The PBS server is running NTP with a local Chrony server so the time is correct but it is maybe a timestamp in packets which were not sent.

Sometimes we see traffic hit our firewall and being sent to AWS S3 but with no reply from the S3 server, or the traffic hitting the internal firewall (Fortigate) interface but not leaving the external interface , so I am wondering if the traffic is now out of context as far as the firewall is concerned and therefore then being dropped..

The aspect with internet outbound traffic, I can investigate with more tracing (as this only happens when we route the S3 traffic over one of our ISP links and not the other) but the issue I was more concerned with is the VM IO errors (after the puase) and so I will look at the fleecing aspect of this to see if this fixes the problem. The chain of events seems to start with the data not going to S3 and then this appears to have a knock on effect with the VM having I/O errors. It can get to the point where the IO issue forces the unmount of the VMs XFS filesystems and processes hanging then dying or being killed due the VM thinking that there is a problem with the filesystem. I dont see these issues if the datastore is a local disk resource in PBS. It's only with the s3 datastore upload stalling when being routed via one of our ISP links


Thanks again

Dek
 
<Code>RequestTimeTooSkewed</Code><Message>The difference between the request time and the current time is too large.</Message>
Seems to be either a time sync issue or the requests being extremely delayed between being generated and send on the PBS and being received on the S3 api. But the errors seem to be intermitten, the backup task itself does not fail due to these requests being retried.
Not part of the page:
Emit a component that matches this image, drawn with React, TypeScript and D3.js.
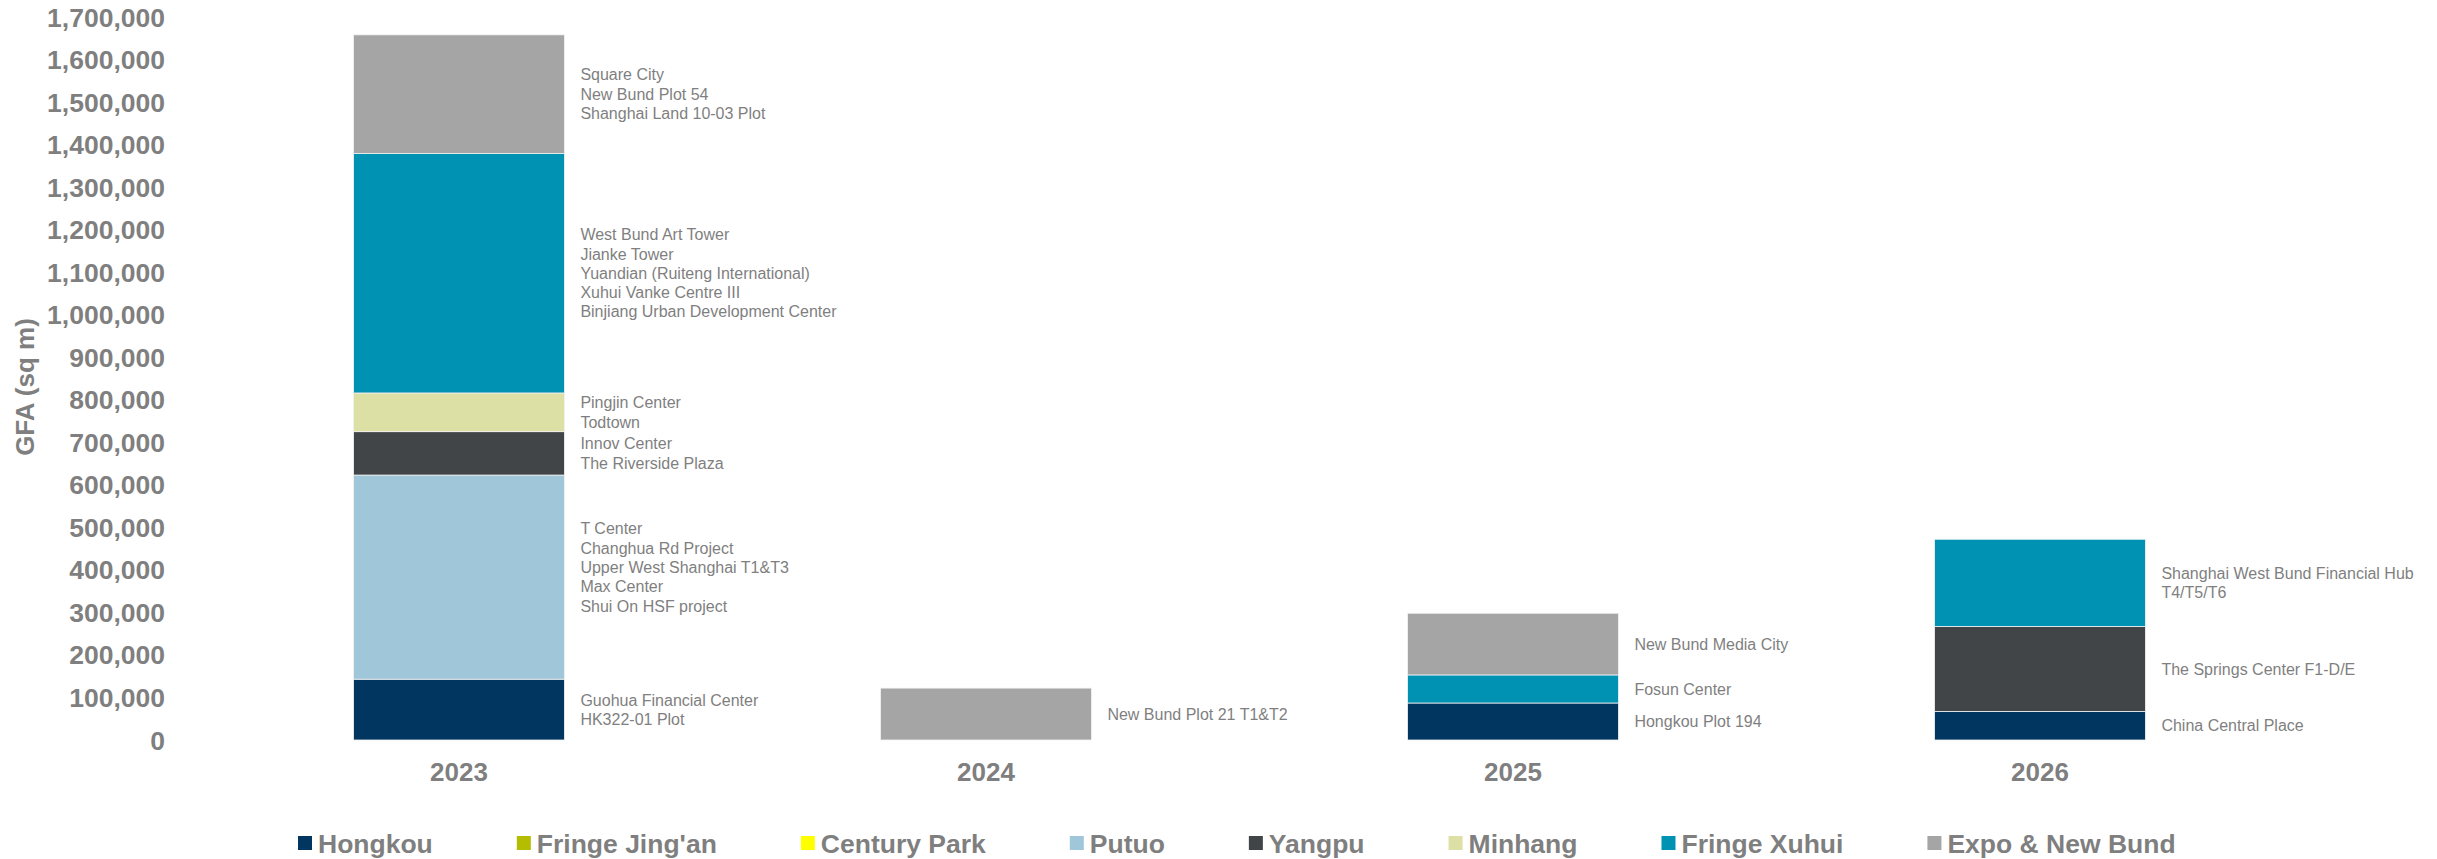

The chain of events seems to start with the data not going to S3 and then this appears to have a knock on effect with the VM having I/O errors. It can get to the point where the IO issue forces the unmount of the VMs XFS filesystems and processes hanging then dying or being killed due the VM thinking that there is a problem with the filesystem. I dont see these issues if the datastore is a local disk resource in PBS. It's only with the s3 datastore upload stalling when being routed via one of our ISP links
Yes, this is expected. The VM backup is done by a copy on write principle for consistency, meaning that the blocks the VM writes to while being backed up are uploaded to the PBS first, only then writing the contents for that block to the disk. If the chunk upload is however delayed because of the S3 backend connection issue, your VM has to wait until the chunk is being uploaded, leading to the observed IO issues in the VM. Therefore you will either have to use backup fleecing or use a local datastore as intermitten target, only syncing the backup snapshots to S3 in a second step using a push/pull sync job.
 
Hi Chris,

Many thanks for that explanation. Makes perfect sense as to what I was observing. I shall look at fleecing today and report back.

Thanks again

Regards

Dek